§ Task description:
Spot every line with the word "this" and return it.

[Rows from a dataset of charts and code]
━━━━━━━━━━━━━━━━

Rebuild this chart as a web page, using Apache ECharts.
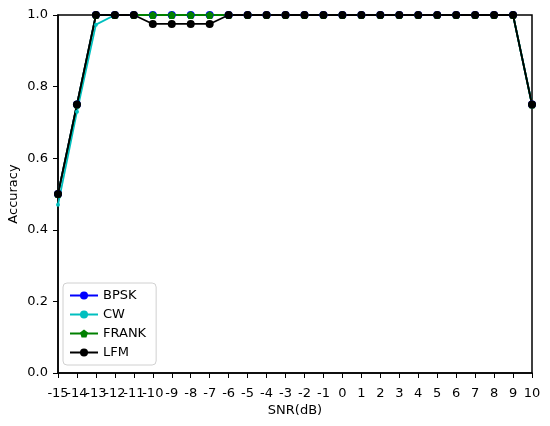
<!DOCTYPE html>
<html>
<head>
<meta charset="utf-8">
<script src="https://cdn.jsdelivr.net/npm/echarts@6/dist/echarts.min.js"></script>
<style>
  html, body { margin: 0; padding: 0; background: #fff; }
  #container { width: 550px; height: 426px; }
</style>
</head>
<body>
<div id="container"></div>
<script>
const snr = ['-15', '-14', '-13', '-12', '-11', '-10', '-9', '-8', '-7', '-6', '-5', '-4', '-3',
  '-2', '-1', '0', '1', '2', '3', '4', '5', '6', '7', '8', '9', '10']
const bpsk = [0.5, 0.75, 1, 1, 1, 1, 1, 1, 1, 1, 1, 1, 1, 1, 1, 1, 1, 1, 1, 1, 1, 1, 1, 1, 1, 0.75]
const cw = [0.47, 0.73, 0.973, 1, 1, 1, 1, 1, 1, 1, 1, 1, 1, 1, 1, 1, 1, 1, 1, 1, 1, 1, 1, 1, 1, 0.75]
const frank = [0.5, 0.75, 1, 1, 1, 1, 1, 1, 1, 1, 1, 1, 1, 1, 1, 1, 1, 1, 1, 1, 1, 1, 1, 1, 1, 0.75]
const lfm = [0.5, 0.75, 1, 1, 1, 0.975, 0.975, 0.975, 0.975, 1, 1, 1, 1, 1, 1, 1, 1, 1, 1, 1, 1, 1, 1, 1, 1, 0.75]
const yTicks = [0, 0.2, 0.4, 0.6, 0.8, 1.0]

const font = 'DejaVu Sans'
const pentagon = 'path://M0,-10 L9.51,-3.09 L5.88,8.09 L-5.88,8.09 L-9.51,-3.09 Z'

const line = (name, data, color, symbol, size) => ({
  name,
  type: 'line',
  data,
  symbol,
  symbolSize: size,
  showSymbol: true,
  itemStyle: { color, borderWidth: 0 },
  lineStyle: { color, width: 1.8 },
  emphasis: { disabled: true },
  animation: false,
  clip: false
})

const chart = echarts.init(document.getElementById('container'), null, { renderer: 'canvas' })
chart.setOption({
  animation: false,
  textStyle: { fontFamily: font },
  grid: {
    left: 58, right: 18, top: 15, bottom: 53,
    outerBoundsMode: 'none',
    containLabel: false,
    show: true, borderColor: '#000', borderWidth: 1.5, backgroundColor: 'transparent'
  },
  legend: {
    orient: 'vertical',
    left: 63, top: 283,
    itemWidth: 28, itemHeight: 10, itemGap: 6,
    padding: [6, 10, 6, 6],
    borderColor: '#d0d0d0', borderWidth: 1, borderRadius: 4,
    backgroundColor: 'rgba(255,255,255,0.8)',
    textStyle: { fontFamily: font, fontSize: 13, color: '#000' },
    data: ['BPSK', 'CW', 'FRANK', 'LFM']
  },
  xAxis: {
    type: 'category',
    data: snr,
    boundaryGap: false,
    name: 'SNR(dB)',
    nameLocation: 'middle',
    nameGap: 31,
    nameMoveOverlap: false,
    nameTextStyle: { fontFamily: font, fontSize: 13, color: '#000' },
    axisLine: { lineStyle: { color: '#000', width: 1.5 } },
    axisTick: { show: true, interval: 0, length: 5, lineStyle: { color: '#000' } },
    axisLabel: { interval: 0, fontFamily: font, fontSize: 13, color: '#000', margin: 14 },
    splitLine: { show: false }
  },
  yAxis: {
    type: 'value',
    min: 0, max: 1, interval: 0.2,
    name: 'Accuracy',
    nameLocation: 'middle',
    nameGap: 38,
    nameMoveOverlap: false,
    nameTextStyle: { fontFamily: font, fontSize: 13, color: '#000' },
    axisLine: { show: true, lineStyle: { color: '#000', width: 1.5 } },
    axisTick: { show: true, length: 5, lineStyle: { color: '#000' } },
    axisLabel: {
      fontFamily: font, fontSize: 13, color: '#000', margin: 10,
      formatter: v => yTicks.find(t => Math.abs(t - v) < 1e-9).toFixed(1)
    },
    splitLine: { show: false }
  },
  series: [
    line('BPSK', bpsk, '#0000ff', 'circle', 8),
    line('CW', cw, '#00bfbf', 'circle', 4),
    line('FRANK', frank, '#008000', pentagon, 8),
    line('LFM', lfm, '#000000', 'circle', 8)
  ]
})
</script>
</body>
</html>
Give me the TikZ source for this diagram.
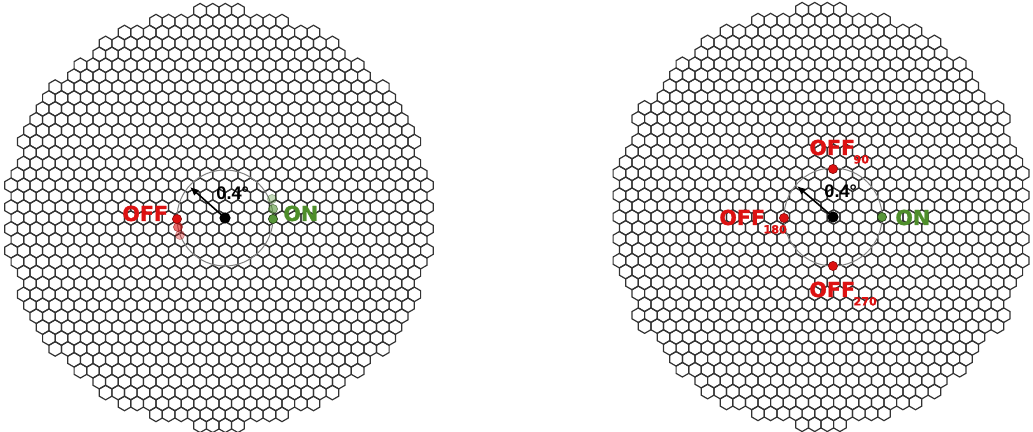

━━━━━━━━━━━━━━━━

§ Answer to the task:
Rebuild this chart as a web page, using Apache ECharts.
Give me the TikZ source for this diagram.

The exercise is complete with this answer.